On Tuesday, 11 December 2012 at 12:52:03 UTC, Dan wrote:

For me it did not compile (No constructor for payload), maybe you had a ctor for Payload? I think opAssign is not necessary - if I remove it it still seems to work since default opAssign calls postblit. I added the ctor, removed opAssign and put it here: http://dpaste.dzfl.pl/6ecfe675

Other than that - is there still a subtle bug?

Thanks,
Dan

Strange, it had compiled for me this morning. Wonder what happened...

Anyways, this just highlights one of D's inconsistencies:
Payload  a = Payload(1, 1); //Legal
Payload* p1 = new Payload(1, 1); //Illegal???
Payload* p2 = [Payload(1, 1)].ptr; //Dirty workaround.

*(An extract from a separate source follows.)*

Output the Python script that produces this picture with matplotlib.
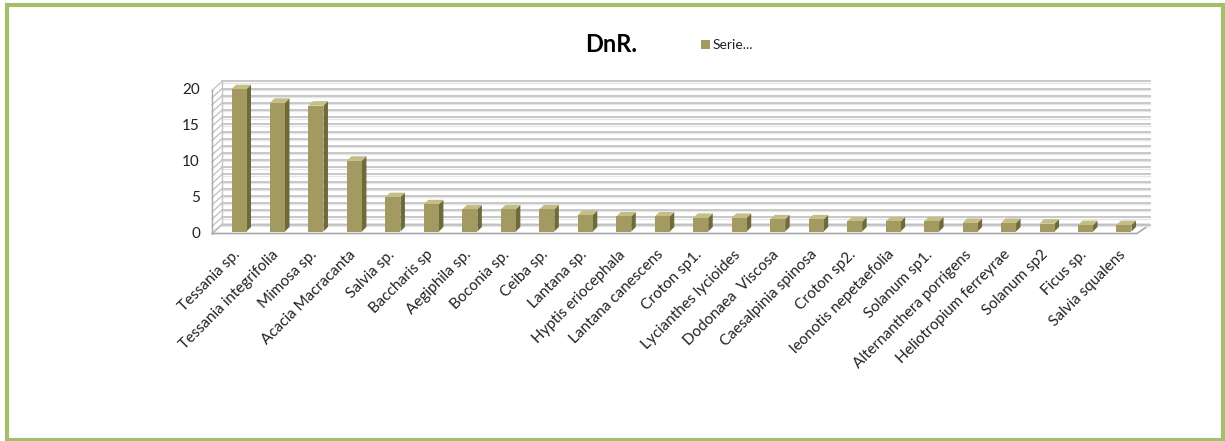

Yeah... You can use the "dirty workaround": http://dpaste.dzfl.pl/c0258f66

Anyways, opAssign is *definitely* necessary. Without it, assignment would be equivalent to aliasing, and you wouldn't have actual COW (both instances would end up modified). What's more, if the current object had a handle on another payload, you wouldn't release it, causing it to duplicate for no reason (but that's moot considering COW is already broken). In my example, it works because no-one actually *calls* opAssign.

The bug is this (on topic)
//----
S s2 = S(2);
S s0 = S();
s0 = s2; //Crap.
//----
Here, you aren't actually calling "this(int = 0)". Nope. What you are actually calling is... nothing! This means s0 does not have an actual payload. This means that in theory, on every write, you need to check the count... and check there is actually a payload there first :D ! Yay extra useless checks and increased lazy initialization on every call!

There is a fair amount of boilerplate bookeeping. What if the struct had two, three, or more maps

Depends on the required granularity. I'd say ideally, you'd put all three maps in the same "Payload" struct, so things would not actually be more complicated.

If you try to make each map individually COW, it would only be slightly more complex. You *would* take a further performance hit having to call "ensureUnique" on *each* map every modifying call. Furthermore, you may also take a performance hit in terms of locality of reference. But that'd be WAY premature to really worry about.

What you have to keep in mind is that a "triple COW" design would only make sense if you have functions that modify one of your 3 maps. If they are always modified together, it'd make no sense to use "triple COW".

//----
When everything is said and done, most of that code can be templated, or mixed-in.